This post is part of a devotional series based on our 2020 Bible Reading Calendar.
The cup of blessing that we bless, is it not a sharing in the blood of Christ? The bread that we break, is it not a sharing in the body of Christ? Because there is one bread, we who are many are one body, since all of us share the one bread. ~ 1 Corinthians 10:16-17
In the Baptist tradition it is sometimes popular to emphasize the symbolic nature of the Lord’s Supper. Unlike some faith traditions, we do not hold that the bread and cup in any way become the actual or even spiritual body and blood of Jesus. The bread remains bread and the wine/juice remains wine/juice.
Yet, sometimes we can take this idea too far, as if to say that the Lord’s Supper is only symbolic of what Jesus accomplished for us on the cross.

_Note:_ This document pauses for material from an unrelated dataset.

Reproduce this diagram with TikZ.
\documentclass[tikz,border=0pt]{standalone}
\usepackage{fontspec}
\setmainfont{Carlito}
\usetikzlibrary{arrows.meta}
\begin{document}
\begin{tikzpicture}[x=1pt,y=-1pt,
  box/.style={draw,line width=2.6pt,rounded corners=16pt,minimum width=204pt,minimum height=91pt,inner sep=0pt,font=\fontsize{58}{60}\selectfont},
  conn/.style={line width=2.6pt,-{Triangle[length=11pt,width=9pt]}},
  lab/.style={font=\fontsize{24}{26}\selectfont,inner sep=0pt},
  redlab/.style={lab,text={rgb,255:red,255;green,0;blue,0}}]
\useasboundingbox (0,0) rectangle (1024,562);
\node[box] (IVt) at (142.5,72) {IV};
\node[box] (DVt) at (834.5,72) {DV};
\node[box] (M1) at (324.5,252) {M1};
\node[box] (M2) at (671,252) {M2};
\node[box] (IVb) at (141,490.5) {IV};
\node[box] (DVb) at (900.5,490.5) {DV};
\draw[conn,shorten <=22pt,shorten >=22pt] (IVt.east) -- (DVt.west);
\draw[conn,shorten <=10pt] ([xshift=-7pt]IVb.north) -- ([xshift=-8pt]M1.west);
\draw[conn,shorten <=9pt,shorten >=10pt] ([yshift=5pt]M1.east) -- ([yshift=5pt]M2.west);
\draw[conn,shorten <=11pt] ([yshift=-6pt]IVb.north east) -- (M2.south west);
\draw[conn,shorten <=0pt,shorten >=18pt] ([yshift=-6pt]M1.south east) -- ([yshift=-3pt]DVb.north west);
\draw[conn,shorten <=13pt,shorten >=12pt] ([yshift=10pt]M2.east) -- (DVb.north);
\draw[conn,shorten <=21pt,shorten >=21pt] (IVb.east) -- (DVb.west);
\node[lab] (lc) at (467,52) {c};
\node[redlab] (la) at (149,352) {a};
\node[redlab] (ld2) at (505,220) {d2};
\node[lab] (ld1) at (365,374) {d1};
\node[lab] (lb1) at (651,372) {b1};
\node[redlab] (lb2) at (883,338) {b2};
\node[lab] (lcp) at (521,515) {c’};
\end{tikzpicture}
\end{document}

In 1 Corinthians 10, Paul made it clear that there is something deeper that happens with the Lord’s Supper. The word that is translated “sharing” in the passage above is the same word that is also used for “fellowship.” Fellowship is a sharing of life, a sense of treating one another as family, because in Christ that is what we are.
Yet, there is also a spiritual aspect to fellowship. In the same letter, Paul wrote of the fellowship we have with Jesus (1:9) and in his followup letter, Paul wrote about the fellowship we have with the Holy Spirit (2 Corinthians 13:13).

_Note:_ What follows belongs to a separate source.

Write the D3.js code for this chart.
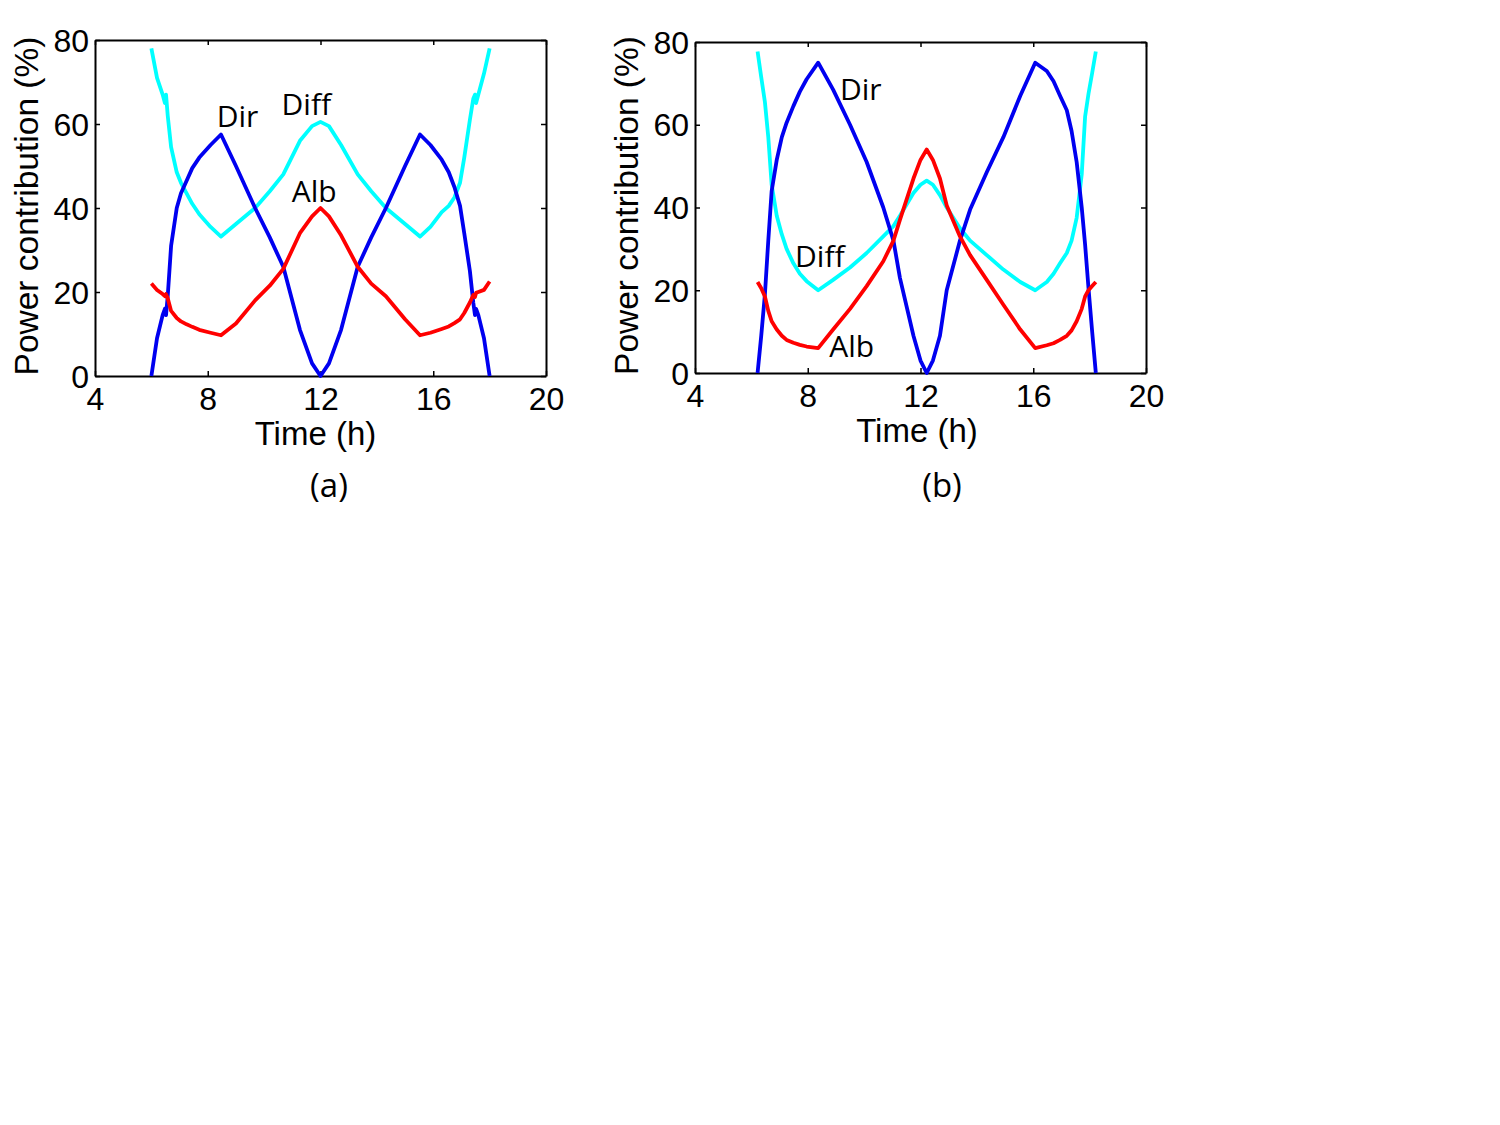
<!DOCTYPE html>
<html>
<head>
<meta charset="utf-8">
<script src="https://cdn.jsdelivr.net/npm/d3@7"></script>
<style>
  body { margin: 0; background: #fff; }
  svg { display: block; }
  .tick text { font-family: "Liberation Sans", Arial, sans-serif; }
</style>
</head>
<body>
<div id="chart"></div>
<script>
// Panel (a)
const hoursA = [6.0, 6.2, 6.4, 6.48, 6.52, 6.58, 6.7, 6.9, 7.05, 7.25, 7.45, 7.7, 8.1, 8.47, 9.0, 9.68, 10.2, 10.68, 11.27, 11.7, 12.0,
  12.3, 12.73, 13.32, 13.8, 14.32, 15.0, 15.53, 15.9, 16.3, 16.55, 16.75, 16.95, 17.1, 17.3, 17.42, 17.48, 17.52, 17.6, 17.8, 18.0]
const dirA = [0, 9, 14.5, 16, 14.5, 19, 31, 40, 43.5, 46.5, 49.5, 52, 55, 57.5, 50, 40, 33, 26, 11, 3, 0,
  3, 11, 26, 33, 40, 50, 57.5, 55, 51.5, 48.5, 45, 40.5, 34, 25, 17.5, 14.5, 16, 14.5, 9, 0]
const diffA = [78, 71, 67, 65, 67, 62, 54.5, 48.5, 46, 43.5, 41, 38.5, 35.5, 33.2, 36.2, 40, 44, 48, 56, 59.5, 60.5,
  59.5, 55, 48, 44, 40, 36.2, 33.2, 35.5, 39, 40.5, 42.5, 46, 52, 61, 66, 67, 65, 67, 72, 78]
const albA = [22, 20.5, 19.5, 19, 19.5, 18.5, 15.5, 13.8, 13, 12.3, 11.7, 11, 10.3, 9.7, 12.5, 18, 21.5, 25.5, 34, 38, 40,
  38, 33.5, 26, 22, 19, 13.5, 9.7, 10.3, 11.2, 11.8, 12.6, 13.5, 15, 17.5, 19.3, 18.8, 19.8, 20, 20.5, 22.5]

// Panel (b)
const hoursB = [6.22, 6.35, 6.48, 6.6, 6.72, 6.9, 7.08, 7.25, 7.49, 7.72, 7.96, 8.37, 8.9, 9.5, 10.09, 10.68, 11.04, 11.27, 11.75, 12.0, 12.22,
  12.44, 12.69, 12.93, 13.4, 13.76, 14.35, 14.94, 15.54, 16.07, 16.48, 16.72, 16.95, 17.19, 17.36, 17.54, 17.72, 17.84, 17.96, 18.09, 18.22]
const dirB = [0, 9, 19, 32, 44, 51.5, 57, 60.5, 64.5, 68, 71, 75, 68.5, 60, 51, 40, 32, 23, 9, 3, 0,
  3, 9, 20, 32, 39.5, 48.5, 57, 67, 75, 73, 70.5, 67, 63.5, 58.5, 51, 40, 31, 20.5, 10, 0]
const diffB = [77.7, 71.5, 65.5, 57, 45.5, 38, 33.5, 30, 26.5, 24, 22.2, 20, 22.5, 25.5, 29, 33, 35.5, 38, 43.5, 45.5, 46.5,
  45.5, 43, 40, 35, 32, 28.5, 25, 22, 20, 22, 24, 26.5, 29, 32, 37.5, 48, 62, 67.5, 72.5, 77.7]
const albB = [22, 20.5, 18.5, 15, 12.5, 10.5, 9, 8, 7.3, 6.8, 6.4, 6, 10.5, 15.5, 21, 27, 32, 37, 47, 51.5, 54,
  51.5, 47, 40.5, 33, 28.5, 22.5, 16.5, 10.5, 6, 6.7, 7.2, 8, 9, 10.3, 12.5, 15.5, 18.5, 20, 21, 22]

// Curve labels [text, hour, value]
const labelsA = [["Dir", 8.32, 59.2], ["Diff", 10.62, 62.1], ["Alb", 10.98, 41.5]]
const labelsB = [["Dir", 9.14, 66.0], ["Diff", 7.55, 25.7], ["Alb", 8.76, 3.9]]

const xTicks = [4, 8, 12, 16, 20]
const yTicks = [0, 20, 40, 60, 80]

const COLORS = { dir: "#0000f0", diff: "#00ffff", alb: "#ff0000" }

const panels = [
  { hours: hoursA, dir: dirA, diff: diffA, alb: albA, labels: labelsA, tag: "(a)",
    left: 95, right: 546, top: 40, bottom: 376, yTitleX: 38, xTitleX: 315.5, xTitleY: 445, tagX: 329, tickY: 34 },
  { hours: hoursB, dir: dirB, diff: diffB, alb: albB, labels: labelsB, tag: "(b)",
    left: 695, right: 1146, top: 42, bottom: 373, yTitleX: 638, xTitleX: 917, xTitleY: 442, tagX: 942, tickY: 34 }
]

const svg = d3.select("#chart").append("svg")
  .attr("width", 1500)
  .attr("height", 1125)

panels.forEach(p => {
  const x = d3.scaleLinear().domain([4, 20]).range([p.left, p.right])
  const y = d3.scaleLinear().domain([0, 80]).range([p.bottom, p.top])
  const g = svg.append("g")

  const styleAxis = sel => {
    sel.selectAll(".domain").attr("stroke", "#000").attr("stroke-width", 2)
    sel.selectAll(".tick line").attr("stroke", "#000").attr("stroke-width", 1.5)
    sel.selectAll(".tick text").attr("fill", "#000").style("font-size", "32px")
  }

  g.append("g")
    .attr("transform", `translate(0,${p.bottom})`)
    .call(d3.axisBottom(x).tickValues(xTicks).tickSizeInner(-5).tickSizeOuter(0).tickPadding(0))
    .call(styleAxis)
    .call(s => s.selectAll(".tick text").attr("y", p.tickY).attr("dy", null))

  g.append("g")
    .attr("transform", `translate(0,${p.top})`)
    .call(d3.axisTop(x).tickValues(xTicks).tickSizeInner(-5).tickSizeOuter(0).tickFormat(""))
    .call(styleAxis)

  g.append("g")
    .attr("transform", `translate(${p.left},0)`)
    .call(d3.axisLeft(y).tickValues(yTicks).tickSizeInner(-5).tickSizeOuter(0).tickPadding(0))
    .call(styleAxis)
    .call(s => s.selectAll(".tick text").attr("x", -6).attr("dy", "0.35em"))

  g.append("g")
    .attr("transform", `translate(${p.right},0)`)
    .call(d3.axisRight(y).tickValues(yTicks).tickSizeInner(-5).tickSizeOuter(0).tickFormat(""))
    .call(styleAxis)

  const line = key => d3.line()
    .x((d, i) => x(p.hours[i]))
    .y(d => y(d))(p[key])

  ;["diff", "dir", "alb"].forEach(key => {
    g.append("path")
      .attr("d", line(key))
      .attr("fill", "none")
      .attr("stroke", COLORS[key])
      .attr("stroke-width", 3.8)
      .attr("stroke-linejoin", "round")
  })

  g.selectAll(".curve-label")
    .data(p.labels)
    .join("text")
    .attr("x", d => x(d[1]))
    .attr("y", d => y(d[2]))
    .style("font-family", "'Open Sans', sans-serif")
    .style("font-size", "30px")
    .attr("fill", "#000")
    .text(d => d[0])

  g.append("text")
    .attr("x", p.xTitleX)
    .attr("y", p.xTitleY)
    .attr("text-anchor", "middle")
    .style("font-family", "'Liberation Sans', Arial, sans-serif")
    .style("font-size", "33px")
    .text("Time (h)")

  g.append("text")
    .attr("transform", `translate(${p.yTitleX},${(p.top + p.bottom) / 2 - 2}) rotate(-90)`)
    .attr("text-anchor", "middle")
    .style("font-family", "'Liberation Sans', Arial, sans-serif")
    .style("font-size", "33.5px")
    .text("Power contribution (%)")

  g.append("text")
    .attr("x", p.tagX)
    .attr("y", 497)
    .attr("text-anchor", "middle")
    .style("font-family", "'Open Sans', sans-serif")
    .style("font-size", "33px")
    .text(p.tag)
})
</script>
</body>
</html>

When we think that part of the Christian life is Christ in us through the Holy Spirit, we see that fellowship goes beyond “doing life together” or a sharing of what we can see, taste, hear, and touch. In our fellowship with God, as well as our fellowship with other followers of Jesus, there is a spiritual communion that takes place.
In sharing with the body and blood of Jesus in the Lord’s Supper, there is a special sense of this spiritual fellowship that we experience. This is not, however, in the transformation of the bread and wine used, but in the act itself. The bread and wine are physical elements that engage our senses to what occurs spiritually. In the Supper we have a heightened moment reminding us that we belong to Jesus and that his sacrifice is the very thing that brought us into God’s family. Along with this is a heightened sense that as we participate in the Supper together as followers of Jesus, we truly are part of the same eternal family through Jesus.
This is why in 1 Corinthians 11, Paul warned against taking the Supper improperly, which, in its context, is partaking in the Supper selfishly to satisfy the cravings of our bellies without consideration for our broader family in Christ. When we ignore the sense of sharing, we miss the communal purpose of communion–we are one with Jesus and one with each other in God’s global family.
So, while yes, the bread and wine are symbols, the Supper itself is more than a symbol. It is a family meal, a communion of souls.
All Scripture quotations taken from the Christian Standard Bible.